4 can either pass to 3 on the flex cut, reverse the ball to 2, or pass to 1 who flashes back for a second before relocating on the opposite wing.
You have now moved the ball to the other side of the court and the 3-man setup is on the left side of the court and the 2-man is on the right side.
This means your actions that occurred on the initial side of the floor now occur on the opposite side of the floor.
The first option is for 4 to enter the ball to 3 in the low block if they have the advantage.
If 3 is not open, 4 passes to 2 on the wing.
As this pass occurs, 5 and 1 interchange on the opposite side of the court.
And follow the same steps from there!
RULES FOR SWING ACTIONS
Remember these 3 rules when you're running the Swing Offense:
Here is a full video breakdown of the continuity for the Swing Offense.

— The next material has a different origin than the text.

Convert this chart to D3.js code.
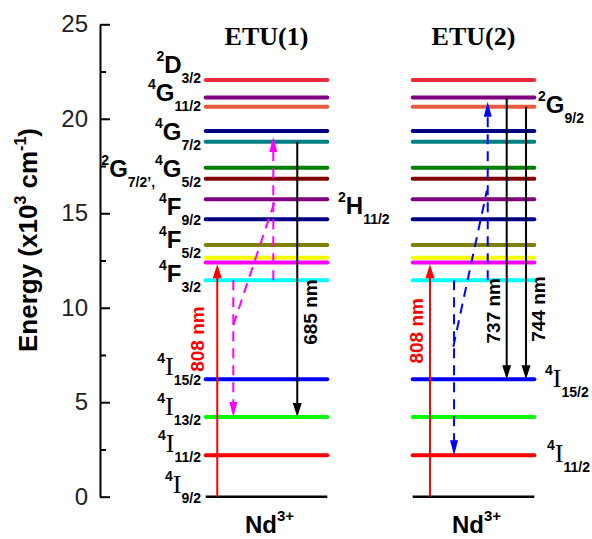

The only way to truly learn the Swing Offense is to practice, practice, practice. In order to be prepared to run this offense in a game, you must practice. An obvious way to drill the Swing Offense is 5-on-5 full-court, but a better way to drill this is to break it down and focus on different segments and reads within the continuity.
Here are a few practice drill recommendations...
In the continuity, flare screens happen when there is a pass from the wing spot to the top spot on the 3 man side. When you see this pass being made the weak side wing sets a flare screen for the top spot. This is an important segment of the continuity to isolate and drill.
Things to Note
How to Run
Another important part of the continuity is the flex cut. The flex cut happens when the ball is passed from top spot to spot. When this happens, you have to use the flex cut to create the 3-man on the ball side. This is a great drill to work on the transition of your 3 man side to the other side of the court.
Things to Note
How to Run
The Swing Offense is designed to expose all positions on the court, especially the guards in the low post. During practice, make sure every player works on post moves. In the video below, Bo Ryan outlines the different post moves they drill in practice.
The Swing Offense has the potential to be a force to be reckoned with for any defense. If your players excel at passing, cutting, reading the defense, and making smart decisions with the ball then you have found the perfect fit.
We have given you the foundation to implement this into your game plan, but there’s always more to learn. A great tool for any coach is learning directly from the coach who put the Swing Offense on the map - and that’s Bo Ryan. His DVD, The Swing Offense, thoroughly breaks down everything you need to know. In this short instructional video, Ryan gives you step-by-step instructions on the whiteboard.
Another one of our favorite Swing Offense videos is with Greg Gorton. In his video, Specializing the Swing Offense, he goes into detail about his version of the offense along with a deep dive into their reads and counters. On of that information, this video is a great option if you’re looking to take the Swing Offense a step further and want ways to counter a sagging defense, pressure releases, or use this offense with your post player never leaving the post. It's basically the complete package for the Swing Offense!
If you want to learn even more about the Swing Offense, check out HoopsKing.com for DVDs you can download or rent.
Some of the pros of the Swing Offense is that it is a positionless offense meaning that players are interchangeable and free-flowing. The Swing Offense also develops strong fundamentals resulting in high-scoring opportunities from your players. Check out the other benefits of running the Swing Offense here.
The cons to the Swing Offense is it being a continuity offense meaning repitivity of the same actions. Opponents can learn the patterns and start making stops. Learn more cons of the Swing Offense here.
Teams with a high basketball IQ and all-around skills benefit most from the Swing Offense. If the five players out on the court have strong fundamentals this gives you the opportunity to be hard to stop from scoring in the Swing Offense.